Album Review: The Ruby Suns – Fight Softly
- Written by Jonathon Hopkins
The Ruby Suns is the nom de guerre of the wonderfully named Ryan McPhun. Having relocated from California to New Zealand, McPhun released his eponymous debut to critical acclaim. Five years later, away from the beach scented and world music melodies of previous offerings, we have third release Fight Softly, an album that finds McPhun et al dallying with a more electric sound, a sound that looks likely to polarises opinions.
Opener ‘Sun Lake Rinsed’ demonstrates that the Ruby Suns have taken their seat aboard the electro-psychedelic folk wagon that’s been gathering momentum since bands such as Animal Collective and Yeasayer made it palatable for the mainstream. However, Fight Softly is much less poppy affair whilst still embracing a dizzying array of backward merry-go-round beats. Occasionally it works, often it falters.
There are snippets of genuinely jubilant compositions, such as ‘Dusty Fruit’, a song that masterfully blends African drum rhythms and electronics with absolutely superb results. ‘Cranberry’ gains danceable momentum again via a massive dropping African beat and an oddly placed rave synth toward the latter half of the song. Think Panda Bear’s ‘Comfy in Nautica’, but faster and with an odd synth tacked onto the end. This then leads into ‘Closet Astronomer’, indicative of an ability to construct multi-layered, capacious and dream-like realms of sound one can quite comfortably get lost in.
Elsewhere it’s often claustrophobic production that fails in allowing many of the tracks the air necessary to really climb. The vocals are drowned in reverb and muddy amongst two-dimensional layering. Adding to these inaccessible vocals, tracks such as ‘Cinco’, ‘Haunted House’, ‘How Kids Fail’ and ‘Two Humans’ seem deliriously unfocussed, becoming a racket of ever changing drum patterns, awful choral synths and generally unsettled composition. It becomes a merry-go-round one would rather get off. Too often the tracks are restless and whimsical to the point of drunken tedium, while continually failing to build to something worthwhile.
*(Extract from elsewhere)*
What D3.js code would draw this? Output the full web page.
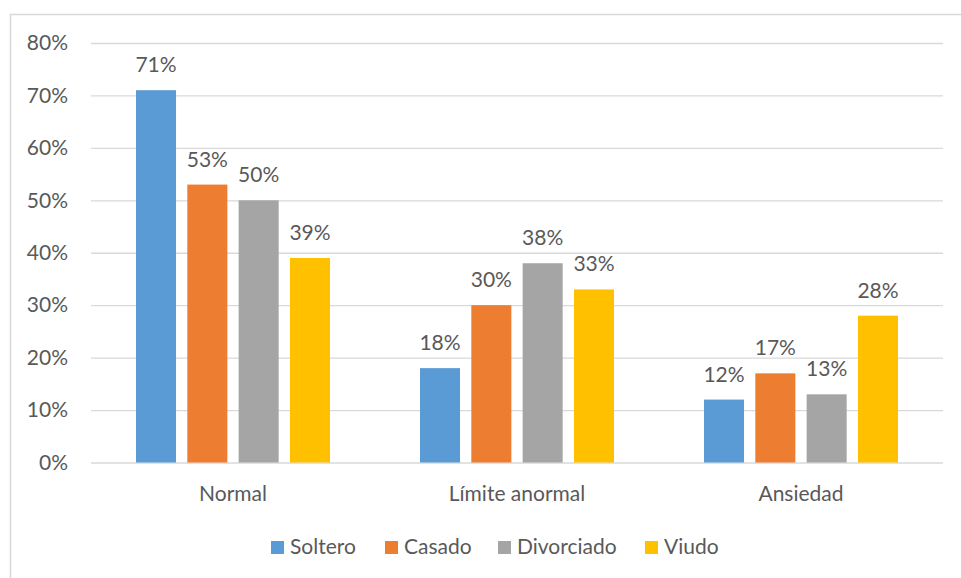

Where care free harmonies, quirky instrumentation and beguiling melodies once marked Ruby Suns as a band worth keeping tabs on, Fight Softly sees them progress into abstract and self indulgent territories. Organic and buoyant songs are replaced with electronic and often impenetrable ones, devoid of any instruments other than looping samples and synths. Leaving you with an overwhelmingly nonplussed feeling, it’s difficult to gauge whether this will be an album you’ll want to return to.